Soul. It’s all throughout The Working Effective’s Dear Brooklyn. Here are 11 songs that could only have been written from the depths of the inner mind, translated into beautiful music and delivered in a mesmerizing package.
The album starts with “The Girl Who Thinks Of Everything,” a song that reminds me of the old quartet songs from before my time. Of special note here are the drums, which become rather complex and assume an off tempo beat near the end of the song. “The Love I Took” really soars from the preceding song and rocks harder than your proto-typical love ballad. The lyrics are really meaningful and touched me in a rather unexpected way; the delivery was top notch and full of power and energy.

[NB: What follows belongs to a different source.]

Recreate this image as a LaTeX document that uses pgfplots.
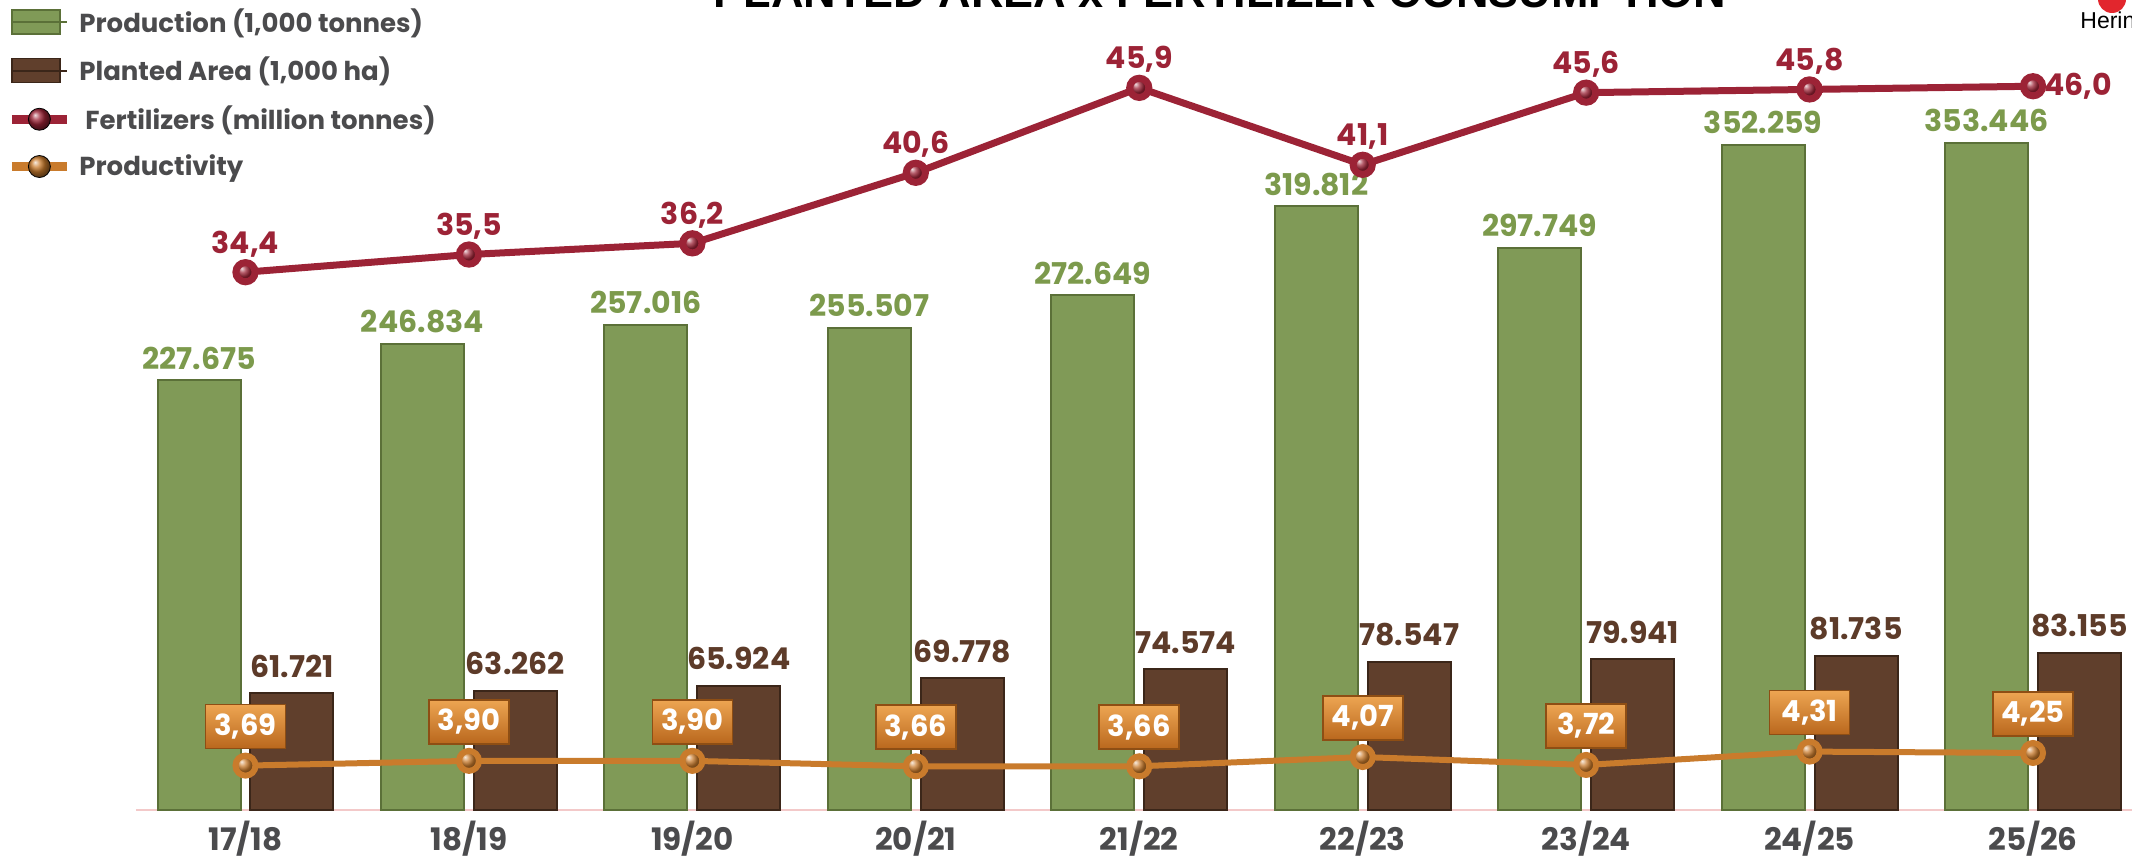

“Your Honor” kicks in with an ominous rainy intro. The song sounds intentionally subdued; the instruments clearly are multifaceted, but the focus is very much on the words being sung. The story is compelling and I liked the ‘outlaw’ atmosphere that carries that story along. It transitions well into “Living With A Bastard,” something that arguably should be the quintessential theme song of everyone who has ever fought with their own internal demons. The solos were masterfully written and flowed incredibly well in conjunction with the vocals.
I was caught a bit off guard by “So Sorry” with its funky pop rhythms. The first verse seemed serious enough but I found myself laughing out loud at the prose that followed; it was witty, funny and poked fun in all the right spots, and seemed to crack the shell of what was to come.
“Bluebirds” begins just as light and airy as the song title suggests. This is an incredibly sweet yet realistic song that captures the uncertainty of life and describes how, regardless of how we plan for things to go, life still manages to move forward. It’s interesting that he combines the loss of life with the beginning of new life and further signifies the circle of life as a whole. This song is full of the feels, and I loved it. It didn’t help that it was followed by “It Kills Me,”which brings me back to some of the 60’s and 70’s soul I used to listen to (for reference, listen to one of those Time Life commercials). Maybe it’s the choral harmonies, the heavier chords, or the pure heart behind the vocals, but there is something in this song that just rips at my heartstrings and sends cold chills through my veins.
Next time I go to an event, I want “Burlesque Circus” to be the background music. The vocal choice was magnificent; it’s sexy and forbidden, yet entertaining and flashy, and I could just see the kind of performance that this could shadow. I hope they make an official video of this one, because now all I can think of are beautiful women in burlesque and grinning ringleaders, and it would be AWESOME to see.
“Gonna Have A Child” is an incredibly exciting song that I imagine encapsulates every bit of how most, if not every parent, has felt after hearing such incredible news. The baby sound at the end closed out the song wonderfully. Though I was feeling pretty cheery after that song, “Haiti” brought me right back to earth. This is a song that doesn’t hold any punches and simply keeps things real. It’s not so sad as to be a buzz kill in the least, but it did remind me that there are two sides to every coin, and it was a stunning way to end the album.
Dear Brooklyn called to mind some feelings, emotions and thoughts that have long been hidden away in my core, and I appreciated that. I laughed, I almost cried, and I bobbed my head throughout, and I am positive you will too.